2026-07-15
What 10 months of L1/L2 support taught me about building software people can operate
- IT Support
- WorkforceIQ
- RBAC
- Security
For the last ten months I've been doing L1/L2 desktop and network support: Windows machines, laptops, printers, peripherals, and the LAN/WAN they all sit on. Someone's machine won't join the domain. Someone's printer is "not working" in one of nine possible ways. Someone can't reach a share they could reach yesterday.
Then I built WorkforceIQ, a workforce platform now covering 370+ staff. Almost every design decision in it traces back to something I learned taking tickets.
Support teaches you who actually uses software
Developers imagine a user. Support engineers meet them.
The person using WorkforceIQ at 11pm to fix tomorrow's roster is not a developer. They are a manager who has been on their feet for nine hours, is using a phone, and needs one specific thing to work right now. They will not read a tooltip. They will not open documentation. If the software is confusing, they will not file a well-written bug report — they'll call someone, and eventually that someone is me.
That reframes what "good software" means. It's not the software with the most features. It's the software that a tired person can operate correctly on the first try.
Lesson 1: permissions are an operations problem, not a code problem
The first version of my role system was an enum in the codebase. Six roles, hardcoded, checked at each endpoint. Clean, typed, and completely wrong for how the business actually behaves.
Because here's what happens in real operations: someone gets promoted on a Tuesday. A manager needs to approve leave this week while a colleague is away. An outlet reorganises and suddenly a role means something slightly different than it did last month.
With permissions hardcoded, every one of those is a code change, a review, and a deploy. In support terms: every one of those is a ticket, and the ticket sits with me — the person who can push the deploy — for as long as it takes. I'd become the bottleneck on someone else's Tuesday.

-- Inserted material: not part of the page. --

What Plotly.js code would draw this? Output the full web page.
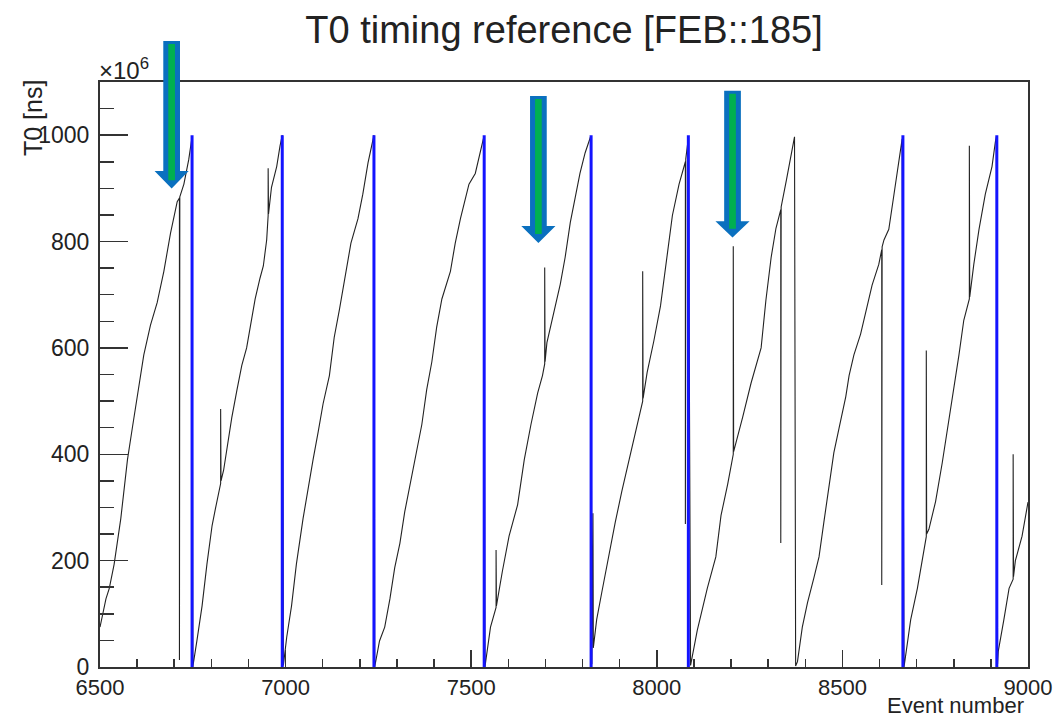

So the role→permission matrix moved into the database, live-editable, across six account types. An admin changes what a role can do without waiting for me. That's not a technical improvement. It's the difference between the software serving the business and the business waiting on the software.
I only knew to build it that way because I'd been the bottleneck before.
Lesson 2: "it just stopped working" is a data problem
The single hardest class of support ticket is the one with no history. A user says it worked yesterday. It doesn't work today. Nothing in between is recorded. You are now doing archaeology with a torch.
Nine times out of ten, something changed — a setting, a permission, an account. But without a record, you can't prove it, and you rebuild the state from guesses.
I did not want to build a system that produced that ticket. So:
- Every override in the scheduling engine records who created it and when.
- Employee data was imported through numbered, reversible SQL migrations with audit trails — not a one-off script someone ran on their laptop and then lost.
- The migrations are reversible because "we need to undo Tuesday's import" is a sentence I have genuinely heard, and the answer should never be "we can't."
When a manager asks why someone is off on Thursday, the system can answer. That question comes up constantly, and every time it's answered without me, that's a ticket that never existed.
Lesson 3: the security control users hate exists because of what support sees
Support is where you learn how credentials really work in the field. Shared logins. Passwords written where they're convenient. Accounts still active for people who left. Not because anyone is careless — because the system made the secure path the inconvenient one, and people are trying to do their jobs.
So WorkforceIQ has a forced password-change flow on first login. Users find it mildly annoying. I built it anyway, because I know what the alternative looks like: an initial password that was set by an admin, shared over WhatsApp, and never changed — attached to an account that can see 370 people's records.
The same instinct drove the rest of the auth hardening:
- Single-use refresh-token rotation, SHA-256 hashed. A refresh token works once. Use it, and it's replaced. If a stolen token gets replayed, the reuse is detectable rather than invisible.
- Rate limiting, because the login endpoint is on the public internet and the internet is not polite.
Interestingly, this is the point where the two halves of my work meet. Rate limiting an API and configuring a firewall rule are the same instinct in different vocabulary: decide what's allowed, decide how much, and assume something out there will try more.
Lesson 4: write it down, or explain it forever
Documenting incidents is the part of support that feels like overhead until the third time you solve the same problem from scratch.
Same in software. The reason the codebase uses raw parameterized SQL rather than hiding queries behind an ORM is partly this: when something is slow or wrong at 11pm, I want to read the query that ran. Not infer it. An abstraction that saves me typing but costs me an hour of debugging is a bad trade — and support is where you learn to price that trade honestly.
The thing I actually took from it
Ten months of tickets gave me something a tutorial can't: I know what it costs when software doesn't work, because I've been the person paying that cost.
Most developers ship a feature and move on. I've been on the other end of the phone. It changes what you build.